In viaggio con il Boomernauta: tra distopia del presente e rivoluzione dell’immaginario

Perché è più facile immaginare la fine del mondo che la fine del capitalismo? Così, almeno, secondo la nota provocazione attribuita a Frederic Jameson, e resa famosa da Mark Fisher. Davvero, il sistema esistente, il capitalismo – il cui effetto di realtà sul mondo del vivente, sulla sua riproduzione materiale, non consente di immaginare un’alternativa – è il solo orizzonte di senso possibile entro cui pensare la convivenza?

Cosa succede se al presente si applica un processo potente di immaginazione? A introdurci in questa dimensione immaginativa, il Boomernauta, un viaggiatore del tempo, proiettato nel futuro da un anatema (“Ok boomer!”) lanciato da un “strega millennial”. E grazie al resoconto – una fabula speculativa, termine preso in prestito da Donna Haraway – di un viaggio futuribile, che ne ha fatto a tavola Giorgio Griziotti, è stato possibile gettare uno sguardo su scenari di un futuro distopico che è già il nostro presente: il governo tecnocratico del mondo (la «governance quantistica»), la catastrofe ecologica della biosfera (la «setticemia di Gaia») e l’attivismo resistente di movimenti dal basso (la «sfera autonoma»).
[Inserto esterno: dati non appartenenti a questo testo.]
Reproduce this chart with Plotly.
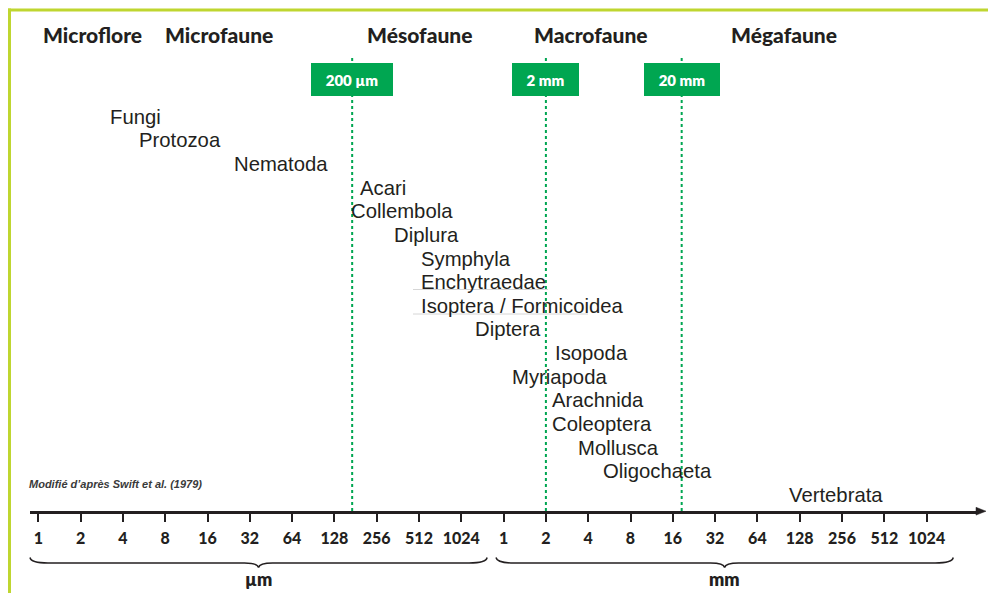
import plotly.graph_objects as go

# ---------------- data ----------------
taxa = ["Fungi", "Protozoa", "Nematoda", "Acari", "Collembola", "Diplura",
        "Symphyla", "Enchytraedae", "Isoptera / Formicoidea", "Diptera",
        "Isopoda", "Myriapoda", "Arachnida", "Coleoptera", "Mollusca",
        "Oligochaeta", "Vertebrata"]
# left edge of each taxon label on the log2 size scale (0 = 1 µm, 11 = 1 mm)
taxa_log2 = [1.66, 2.36, 4.61, 7.59, 7.37, 8.39, 9.02, 9.02, 9.02, 10.30,
             12.19, 11.17, 12.12, 12.12, 12.73, 13.33, 17.72]
taxa_row = list(range(len(taxa)))

tick_pos = list(range(22))
tick_labels = ["1", "2", "4", "8", "16", "32", "64", "128", "256", "512", "1024"] * 2

groups = ["Microflore", "Microfaune", "Mésofaune", "Macrofaune", "Mégafaune"]
group_log2 = [1.28, 4.26, 9.01, 13.06, 17.64]

limits = ["200 µm", "2 mm", "20 mm"]
limit_log2 = [7.42, 12.0, 15.21]
limit_box_w = [82, 67, 76]

units = ["µm", "mm"]
unit_span = [(-0.196, 10.61), (10.82, 21.63)]

note = "Modifié d’après Swift et al. (1979)"

# ---------------- layout geometry ----------------
W, H = 988, 593
L, R, T, B = 30, 10, 0, 82
PW, PH = W - L - R, H - T - B
X0, DX = 38.3, 42.3          # pixel of log2 = 0, pixels per doubling
ROW0, DROW = 116.7, 23.64     # pixel of row 0, pixels per row

def kx(k):       # log2 value -> pixel
    return X0 + DX * k

def ppx(px):     # pixel -> paper x
    return (px - L) / PW

def ppy(py):     # pixel -> paper y
    return (H - B - py) / PH

TXT = "#231f20"
GREEN = "#00a651"
BORDER = "#bfd630"
HEAD_FONT = "Lato"

fig = go.Figure()

# invisible trace to set up the axes
fig.add_trace(go.Scatter(x=taxa_log2, y=taxa_row, mode="markers",
                         marker=dict(opacity=0), hoverinfo="skip", showlegend=False))

annotations = []
for name, k, r in zip(taxa, taxa_log2, taxa_row):
    annotations.append(dict(x=k, y=r, xref="x", yref="y", text=name, showarrow=False,
                            xanchor="left", yanchor="middle", borderpad=0,
                            font=dict(family="Liberation Sans, Arial", size=20.3, color=TXT)))

for g, k in zip(groups, group_log2):
    annotations.append(dict(x=k, y=ppy(34), xref="x", yref="paper", text=g, showarrow=False,
                            xanchor="center", yanchor="middle",
                            font=dict(family=HEAD_FONT, size=21, color=TXT, weight=900)))

shapes = []
for lab, k, bw in zip(limits, limit_log2, limit_box_w):
    shapes.append(dict(type="line", xref="x", yref="paper", x0=k, x1=k,
                       y0=ppy(511), y1=ppy(55),
                       line=dict(color=GREEN, width=2, dash="dot")))
    annotations.append(dict(x=k, y=ppy(79.5), xref="x", yref="paper", text=lab,
                            showarrow=False, xanchor="center", yanchor="middle",
                            width=bw, height=33, bgcolor=GREEN, borderpad=0, borderwidth=0,
                            font=dict(family=HEAD_FONT, size=15, color="white", weight=800)))

# braces and unit labels
def brace(x0, x1, ytop=557.5, ymid=563, ytip=567.5):
    xc = (x0 + x1) / 2
    pts = [
        f"M{ppx(x0)},{ppy(ytop)}",
        f"Q{ppx(x0 + 1)},{ppy(ymid)} {ppx(x0 + 18)},{ppy(ymid)}",
        f"L{ppx(xc - 14)},{ppy(ymid)}",
        f"Q{ppx(xc - 1)},{ppy(ymid)} {ppx(xc)},{ppy(ytip)}",
        f"Q{ppx(xc + 1)},{ppy(ymid)} {ppx(xc + 14)},{ppy(ymid)}",
        f"L{ppx(x1 - 18)},{ppy(ymid)}",
        f"Q{ppx(x1 - 1)},{ppy(ymid)} {ppx(x1)},{ppy(ytop)}",
    ]
    return " ".join(pts)

for u, (a, b) in zip(units, unit_span):
    x0, x1 = kx(a), kx(b)
    shapes.append(dict(type="path", xref="paper", yref="paper", path=brace(x0, x1),
                       line=dict(color=TXT, width=1.5)))
    annotations.append(dict(x=ppx((x0 + x1) / 2), y=ppy(579), xref="paper", yref="paper",
                            text=u, showarrow=False, xanchor="center", yanchor="middle",
                            font=dict(family=HEAD_FONT, size=18, color=TXT, weight=800)))

# note
annotations.append(dict(x=ppx(28), y=ppy(483.5), xref="paper", yref="paper", text=note,
                        showarrow=False, xanchor="left", yanchor="middle", borderpad=0,
                        font=dict(family="Liberation Sans Narrow, Liberation Sans", size=11,
                                  color="#3a3a3a", style="italic", weight="bold")))

# axis arrow head
shapes.append(dict(type="path", xref="paper", yref="paper",
                   path=f"M{ppx(976)},{ppy(507.3)} L{ppx(986)},{ppy(511.2)} L{ppx(976)},{ppy(515.1)} Z",
                   fillcolor=TXT, line=dict(color=TXT, width=0.5)))

# faint guide lines under two labels
for y, xa, xb in [(289.5, 413, 548), (314, 413, 588)]:
    shapes.append(dict(type="line", xref="paper", yref="paper", x0=ppx(xa), x1=ppx(xb),
                       y0=ppy(y), y1=ppy(y), line=dict(color="#d6d6d6", width=1)))

# green frame
shapes.append(dict(type="line", xref="paper", yref="paper", x0=ppx(8), x1=ppx(990),
                   y0=ppy(10), y1=ppy(10), line=dict(color=BORDER, width=3)))
shapes.append(dict(type="line", xref="paper", yref="paper", x0=ppx(9.5), x1=ppx(9.5),
                   y0=ppy(8.5), y1=ppy(600), line=dict(color=BORDER, width=3)))

fig.update_layout(
    width=W, height=H, margin=dict(l=L, r=R, t=T, b=B, pad=0),
    paper_bgcolor="white", plot_bgcolor="white",
    annotations=annotations, shapes=shapes, showlegend=False,
    xaxis=dict(range=[(L - X0) / DX, (W - R - X0) / DX], tickvals=tick_pos,
               ticktext=tick_labels, ticks="outside", ticklen=8, tickwidth=1.5,
               tickcolor=TXT, showline=True, linecolor=TXT, linewidth=2.5,
               showgrid=False, zeroline=False, ticklabelstandoff=3,
               tickfont=dict(family=HEAD_FONT, size=16, color=TXT, weight=900),
               fixedrange=True),
    yaxis=dict(range=[(H - B - ROW0) / DROW, (T - ROW0) / DROW], visible=False,
               showgrid=False, zeroline=False, fixedrange=True),
)

fig.write_html("out.html", config={"displayModeBar": False},
               post_script="document.body.style.margin='0';document.body.style.overflow='hidden';")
Di fronte a questo scenario di crisi, quale rivoluzione serve? Quale “realtà alternativa” è possibile far emergere a partire dall’esplorazione di «nuovi materialismi» – quale è, ad esempio, l’interpretazione di Karen Barad della fisica quantistica? A partire, cioè, da un nuovo “immaginario”, che ci abiliti a pensare, in chiave non antropocentrica, la condizione di possibilità, l’interfaccia, che connette “umano” e “non-umano”, “vivente” e “non-vivente”, a pensare cioè la materialità della convivenza, dell’interdipendenza reciproca, che a sua volta è ciò che ci abilita a stare in un mondo.